-- Collected data --
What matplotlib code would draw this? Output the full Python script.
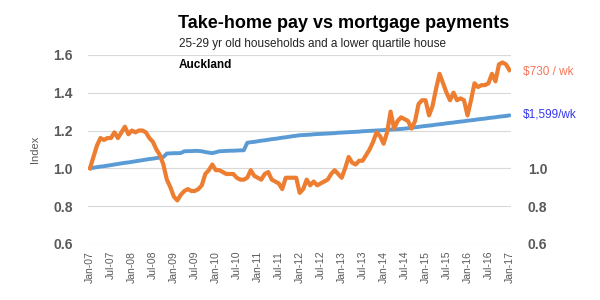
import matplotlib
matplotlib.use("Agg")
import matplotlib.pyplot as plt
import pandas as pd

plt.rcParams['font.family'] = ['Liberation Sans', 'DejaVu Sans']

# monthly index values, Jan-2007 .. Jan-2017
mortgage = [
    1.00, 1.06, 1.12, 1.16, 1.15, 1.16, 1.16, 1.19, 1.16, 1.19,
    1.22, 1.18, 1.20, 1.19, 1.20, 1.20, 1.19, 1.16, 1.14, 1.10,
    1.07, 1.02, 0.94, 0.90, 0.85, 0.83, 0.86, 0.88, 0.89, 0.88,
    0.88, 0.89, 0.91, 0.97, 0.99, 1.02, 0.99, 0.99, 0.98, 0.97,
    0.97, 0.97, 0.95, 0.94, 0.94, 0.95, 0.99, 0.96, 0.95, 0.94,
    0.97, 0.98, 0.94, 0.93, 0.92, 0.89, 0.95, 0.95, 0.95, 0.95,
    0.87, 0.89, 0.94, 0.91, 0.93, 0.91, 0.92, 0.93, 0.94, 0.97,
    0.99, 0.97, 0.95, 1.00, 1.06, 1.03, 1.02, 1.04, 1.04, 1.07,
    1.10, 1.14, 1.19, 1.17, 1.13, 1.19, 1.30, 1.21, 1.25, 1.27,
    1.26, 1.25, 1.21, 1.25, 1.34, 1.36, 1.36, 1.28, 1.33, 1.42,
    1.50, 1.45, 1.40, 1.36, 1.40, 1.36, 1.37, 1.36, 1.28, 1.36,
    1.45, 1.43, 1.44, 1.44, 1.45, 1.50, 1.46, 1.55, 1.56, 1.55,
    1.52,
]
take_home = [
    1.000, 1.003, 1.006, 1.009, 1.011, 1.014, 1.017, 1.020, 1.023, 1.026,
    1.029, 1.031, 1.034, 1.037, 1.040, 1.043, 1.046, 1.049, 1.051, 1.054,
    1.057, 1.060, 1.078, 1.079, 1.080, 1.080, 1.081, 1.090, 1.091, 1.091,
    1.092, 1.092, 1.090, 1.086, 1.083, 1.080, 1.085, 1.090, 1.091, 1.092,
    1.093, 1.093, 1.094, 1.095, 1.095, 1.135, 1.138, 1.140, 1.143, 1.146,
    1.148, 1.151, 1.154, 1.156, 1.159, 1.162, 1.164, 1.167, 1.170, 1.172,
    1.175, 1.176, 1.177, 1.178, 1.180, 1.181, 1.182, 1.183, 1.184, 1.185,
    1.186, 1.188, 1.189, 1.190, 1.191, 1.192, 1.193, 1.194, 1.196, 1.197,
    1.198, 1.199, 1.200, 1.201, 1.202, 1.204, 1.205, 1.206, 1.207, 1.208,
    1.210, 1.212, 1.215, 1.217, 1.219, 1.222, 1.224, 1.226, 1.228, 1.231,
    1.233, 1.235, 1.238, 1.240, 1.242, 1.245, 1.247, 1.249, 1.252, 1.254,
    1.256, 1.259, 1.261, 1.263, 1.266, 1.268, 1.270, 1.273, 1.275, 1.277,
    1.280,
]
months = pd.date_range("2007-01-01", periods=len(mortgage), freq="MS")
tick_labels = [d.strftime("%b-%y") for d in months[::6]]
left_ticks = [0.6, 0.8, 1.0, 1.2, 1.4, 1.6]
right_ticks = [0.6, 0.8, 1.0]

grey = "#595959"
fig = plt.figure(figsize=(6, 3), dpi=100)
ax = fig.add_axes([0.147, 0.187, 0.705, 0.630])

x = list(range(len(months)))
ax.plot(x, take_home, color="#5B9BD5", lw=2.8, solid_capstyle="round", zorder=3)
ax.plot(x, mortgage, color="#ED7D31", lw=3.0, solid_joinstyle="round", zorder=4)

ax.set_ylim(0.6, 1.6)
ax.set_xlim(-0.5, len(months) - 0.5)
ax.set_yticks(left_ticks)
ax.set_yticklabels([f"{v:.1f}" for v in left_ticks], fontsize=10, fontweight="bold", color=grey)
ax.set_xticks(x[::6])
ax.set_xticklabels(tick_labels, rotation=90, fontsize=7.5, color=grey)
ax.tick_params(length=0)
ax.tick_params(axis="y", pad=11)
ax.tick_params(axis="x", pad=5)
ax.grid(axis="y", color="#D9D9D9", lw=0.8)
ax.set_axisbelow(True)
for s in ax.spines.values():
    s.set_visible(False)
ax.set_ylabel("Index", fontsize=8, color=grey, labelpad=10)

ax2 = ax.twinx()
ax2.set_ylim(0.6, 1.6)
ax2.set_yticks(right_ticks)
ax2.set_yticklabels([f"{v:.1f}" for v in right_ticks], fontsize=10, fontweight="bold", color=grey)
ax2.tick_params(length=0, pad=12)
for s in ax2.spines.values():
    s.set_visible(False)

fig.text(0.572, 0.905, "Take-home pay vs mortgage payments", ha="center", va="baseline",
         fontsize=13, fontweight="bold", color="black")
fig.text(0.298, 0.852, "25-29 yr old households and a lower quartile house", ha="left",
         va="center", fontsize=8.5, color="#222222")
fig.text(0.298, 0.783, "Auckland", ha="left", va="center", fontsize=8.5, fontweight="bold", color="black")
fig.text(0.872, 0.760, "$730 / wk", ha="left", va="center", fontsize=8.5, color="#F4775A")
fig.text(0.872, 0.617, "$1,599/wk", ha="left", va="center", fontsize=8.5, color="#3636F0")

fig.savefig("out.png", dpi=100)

-- Exercise prompt --
Pull out all lines of the data with the string "matplotlib".

-- Final answer --
What matplotlib code would draw this? Output the full Python script.
import matplotlib
matplotlib.use("Agg")
import matplotlib.pyplot as plt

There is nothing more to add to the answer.